= Or Tor Kor Market =

Market in Bangkok, Thailand

Or Tor Kor Market (ตลาด อ.ต.ก., ) or Marketing Organization for Farmers Market is a large fresh market in Bangkok, Thailand. Located opposite Chatuchak Weekend Market and next to Kamphaeng Phet MRT station, Or Tor Kor sells a variety of produce and prepared foods.

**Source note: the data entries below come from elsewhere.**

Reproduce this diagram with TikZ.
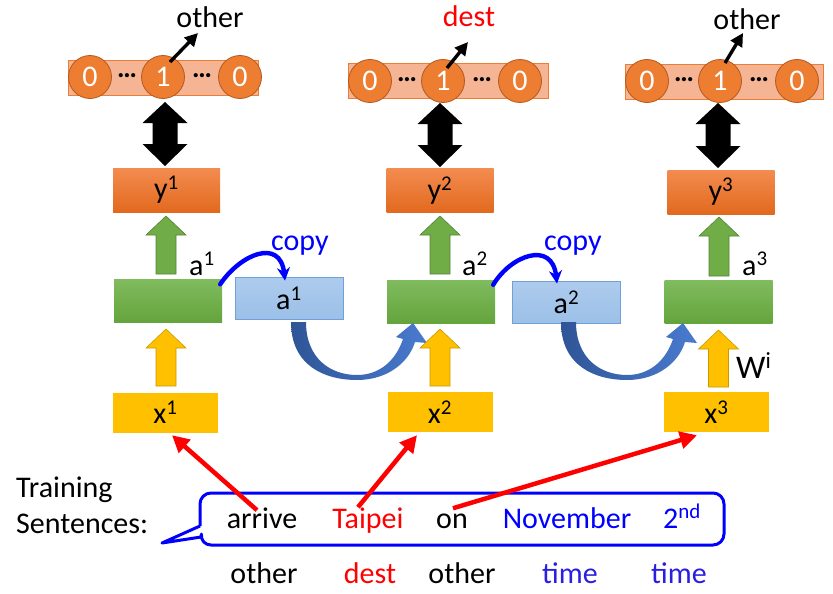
\documentclass[tikz,border=0pt]{standalone}
\usepackage{fontspec}
\setmainfont{Carlito}
\usetikzlibrary{arrows.meta,calc}
\definecolor{barf}{HTML}{F5B594}
\definecolor{barb}{HTML}{ED7D31}
\definecolor{circf}{HTML}{ED7D31}
\definecolor{circb}{HTML}{B4581F}
\definecolor{yt}{HTML}{F38C50}
\definecolor{yb}{HTML}{E2691E}
\definecolor{gt}{HTML}{80BB5E}
\definecolor{gb}{HTML}{64A43C}
\definecolor{garr}{HTML}{70AD47}
\definecolor{garrb}{HTML}{548235}
\definecolor{gold}{HTML}{FFC000}
\definecolor{goldb}{HTML}{C99A00}
\definecolor{bt}{HTML}{ADCBED}
\definecolor{bb}{HTML}{9CC0E8}
\definecolor{bbd}{HTML}{6FA0D8}
\definecolor{cdark}{HTML}{2F5597}
\definecolor{clight}{HTML}{4A7BD0}
\definecolor{pureblue}{HTML}{0000FF}
\definecolor{timeblue}{HTML}{2A1FE0}
\newcommand\upblock[4]{%
  \filldraw[#1] ({#2-20},{#3+19}) -- (#2,#3) -- ({#2+20},{#3+19}) -- ({#2+10},{#3+19}) -- ({#2+10},#4) -- ({#2-10},#4) -- ({#2-10},{#3+19}) -- cycle;}
\newcommand\dblblock[3]{%
  \fill[black] (#1,#2) -- ({#1+22.5},{#2+21}) -- ({#1+12.5},{#2+21}) -- ({#1+12.5},{#3-22}) -- ({#1+22.5},{#3-22}) -- (#1,#3) -- ({#1-22.5},{#3-22}) -- ({#1-12.5},{#3-22}) -- ({#1-12.5},{#2+21}) -- ({#1-22.5},{#2+21}) -- cycle;}
\newcommand\curvedarrow{%
  \shade[left color=cdark, right color=clight] (291,322) .. controls (291,366) and (325,380) .. (357,380) .. controls (388,380) and (409,362) .. (415,342) -- (427,343) -- (413,323) -- (396,337) -- (403,339) .. controls (396,360) and (380,375) .. (357,375) .. controls (330,375) and (306,358) .. (306,322) -- cycle;}
\begin{document}
\begin{tikzpicture}[x=1pt,y=-1pt,
  every node/.style={font=\fontsize{30}{36}\selectfont, inner sep=0pt},
  bar/.style={draw=barb, fill=barf, line width=0.8pt, minimum width=#1, minimum height=35pt},
  circ/.style={circle, draw=circb, fill=circf, line width=0.8pt, minimum size=43pt, text=white},
  dots/.style={font=\fontsize{28}{34}\selectfont\bfseries},
  ybox/.style={top color=yt, bottom color=yb, minimum width=107pt, minimum height=44pt},
  gbox/.style={top color=gt, bottom color=gb, minimum width=108pt, minimum height=43pt},
  xbox/.style={fill=gold, minimum width=105pt, minimum height=40pt},
  bbox/.style={top color=bt, bottom color=bb, draw=bbd, line width=0.8pt, minimum width=108pt, minimum height=42pt},
  garrow/.style={fill=garr, draw=garrb, line width=0.6pt},
  yarrow/.style={fill=gold, draw=goldb, line width=0.6pt},
  blkarr/.style={draw=black, line width=3.4pt, -{Triangle[length=13pt,width=13pt]}},
  copyarr/.style={draw=pureblue, line width=4.4pt, line cap=round, -{Stealth[length=13pt,width=13pt]}},
  redarr/.style={draw=red, line width=4.5pt, -{Triangle[length=17pt,width=17pt]}},
  callout/.style={draw=pureblue, line width=3pt, line join=round}
]
\useasboundingbox (0,0) rectangle (833,594);

% ---------- output vectors ----------
\node[bar=190pt] (bar1) at (163,77.5) {};
\node[bar=200pt] (bar2) at (448,81) {};
\node[bar=198pt] (bar3) at (724,81.5) {};
\node[circ] (c1a) at (90,77) {0};
\node[circ] (c1b) at (163,77) {1};
\node[circ] (c1c) at (240,77) {0};
\node[dots] (d1a) at (127,76) {…};
\node[dots] (d1b) at (202,76) {…};
\node[circ] (c2a) at (370,81) {0};
\node[circ] (c2b) at (443,81) {1};
\node[circ] (c2c) at (520,81) {0};
\node[dots] (d2a) at (407,80) {…};
\node[dots] (d2b) at (482,80) {…};
\node[circ] (c3a) at (647,81) {0};
\node[circ] (c3b) at (720,81) {1};
\node[circ] (c3c) at (797,81) {0};
\node[dots] (d3a) at (684,80) {…};
\node[dots] (d3b) at (759,80) {…};

\node[anchor=base] (lo1) at (210,28) {other};
\node[anchor=base, text=red] (lo2) at (469,27) {dest};
\node[anchor=base] (lo3) at (747,30) {other};
\draw[blkarr] ([shift={(7,-15)}]c1b.center) -- ([shift={(-12,5)}]lo1.base);
\draw[blkarr] ([shift={(4,-13)}]c2b.center) -- ([shift={(-1,15)}]lo2.base);
\draw[blkarr] ([shift={(5,-18)}]c3b.center) -- ([shift={(-4,3)}]lo3.base);

% ---------- double arrows ----------
\dblblock{165}{102}{166}
\dblblock{440}{103}{167}
\dblblock{718}{103}{168}

% ---------- y boxes ----------
\node[ybox] (y1) at (166.5,190) {y\textsuperscript{1}};
\node[ybox] (y2) at (440,190.5) {y\textsuperscript{2}};
\node[ybox] (y3) at (721,192) {y\textsuperscript{3}};

% ---------- green arrows ----------
\upblock{garrow}{166}{216}{274}
\upblock{garrow}{440}{216}{274}
\upblock{garrow}{719}{217}{276}

% ---------- hidden layer boxes ----------
\node[gbox] (g1) at (168,301) {};
\node[gbox] (g2) at (441,301.5) {};
\node[gbox] (g3) at (718.5,302) {};
\node[bbox] (b1) at (289,298) {a\textsuperscript{1}};
\node[bbox] (b2) at (566.5,302) {a\textsuperscript{2}};

\node[anchor=base west] (la1) at (189,275) {a\textsuperscript{1}};
\node[anchor=base west] (la2) at (462,275) {a\textsuperscript{2}};
\node[anchor=base west] (la3) at (742,275) {a\textsuperscript{3}};

% ---------- copy arrows ----------
\node[anchor=base west, text=pureblue] (cp1) at (271,250) {copy};
\node[anchor=base west, text=pureblue] (cp2) at (544,250) {copy};
\draw[copyarr] ([shift={(-2,5)}]g1.north east) .. controls +(20,-30) and +(-5,-43) .. ([shift={(-4,4)}]b1.north);
\draw[copyarr] ([shift={(-2,5)}]g2.north east) .. controls +(18,-30) and +(-5,-43) .. ([shift={(-9.5,3)}]b2.north);

% ---------- curved arrows ----------
\curvedarrow
\begin{scope}[xshift=270pt]
\curvedarrow
\end{scope}

% ---------- yellow arrows and input boxes ----------
\upblock{yarrow}{166}{329}{386}
\upblock{yarrow}{440}{329}{386}
\upblock{yarrow}{718.5}{330}{387}
\node[xbox] (x1) at (165.5,412.5) {x\textsuperscript{1}};
\node[xbox] (x2) at (440,412) {x\textsuperscript{2}};
\node[xbox] (x3) at (716.5,412) {x\textsuperscript{3}};
\node[anchor=base west, font=\fontsize{33}{39}\selectfont] (wi) at (736,378) {W\textsuperscript{i}};

% ---------- training sentence ----------
\node[anchor=base west] (tr1) at (16,497) {Training};
\node[anchor=base west] (tr2) at (16,533) {Sentences:};
\draw[callout] (200,526) -- (162,543) -- (201,537) [rounded corners=11pt] -- (200,545) -- (724,545) -- (724,493) -- (200,493) [sharp corners] -- (200,526);

\node[anchor=base] (w1) at (262,528) {arrive};
\node[anchor=base, text=red] (w2) at (368,528) {Taipei};
\node[anchor=base] (w3) at (452,528) {on};
\node[anchor=base, text=pureblue] (w4) at (567,528) {November};
\node[anchor=base, text=pureblue] (w5) at (682,528) {2\textsuperscript{nd}};

\node[anchor=base] (t1) at (264,583) {other};
\node[anchor=base, text=red] (t2) at (370,583) {dest};
\node[anchor=base] (t3) at (462,583) {other};
\node[anchor=base, text=timeblue] (t4) at (570,583) {time};
\node[anchor=base, text=timeblue] (t5) at (679,583) {time};

% ---------- red arrows ----------
\draw[redarr] ([shift={(-5,3)}]w1.north) -- ([shift={(6.5,2.5)}]x1.south);
\draw[redarr] ([shift={(-10,0)}]w2.north) -- ([shift={(-23,3)}]x2.south);
\draw[redarr] ([shift={(1,-5)}]w3.north) -- ([shift={(-19.5,3)}]x3.south);
\end{tikzpicture}
\end{document}
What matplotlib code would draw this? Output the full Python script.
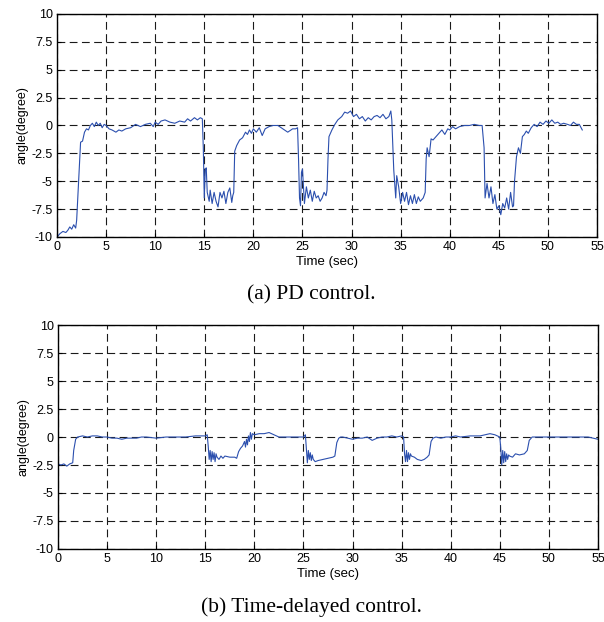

Opened in 1974, the market is operated by the Marketing Organization for Farmers (องค์การตลาดเพื่อเกษตรกร), and was listed by CNN as one of the top 10 fresh markets in the world in 2017. The market is especially known for premium fruit products, including durian and mango.

==2025 shooting==

On July 28, 2025, a man hijacked a taxi and parked it near Gate 1 at the mall before opening fire on people at the market near a donation point, killing five people, four security guards and a vendor, and injuring two women, before killing himself on a bench. The perpetrator was identified as 61-year-old Noi Praidaen, a resident of Khong district, Nakhon Ratchasima. Police said at a press conference that the shooter had a conflict since 2020 with a security guard named "Mr. Nan" at the market after he dropped off his wife to sell dried food at the market and parked his car there, which was slashed.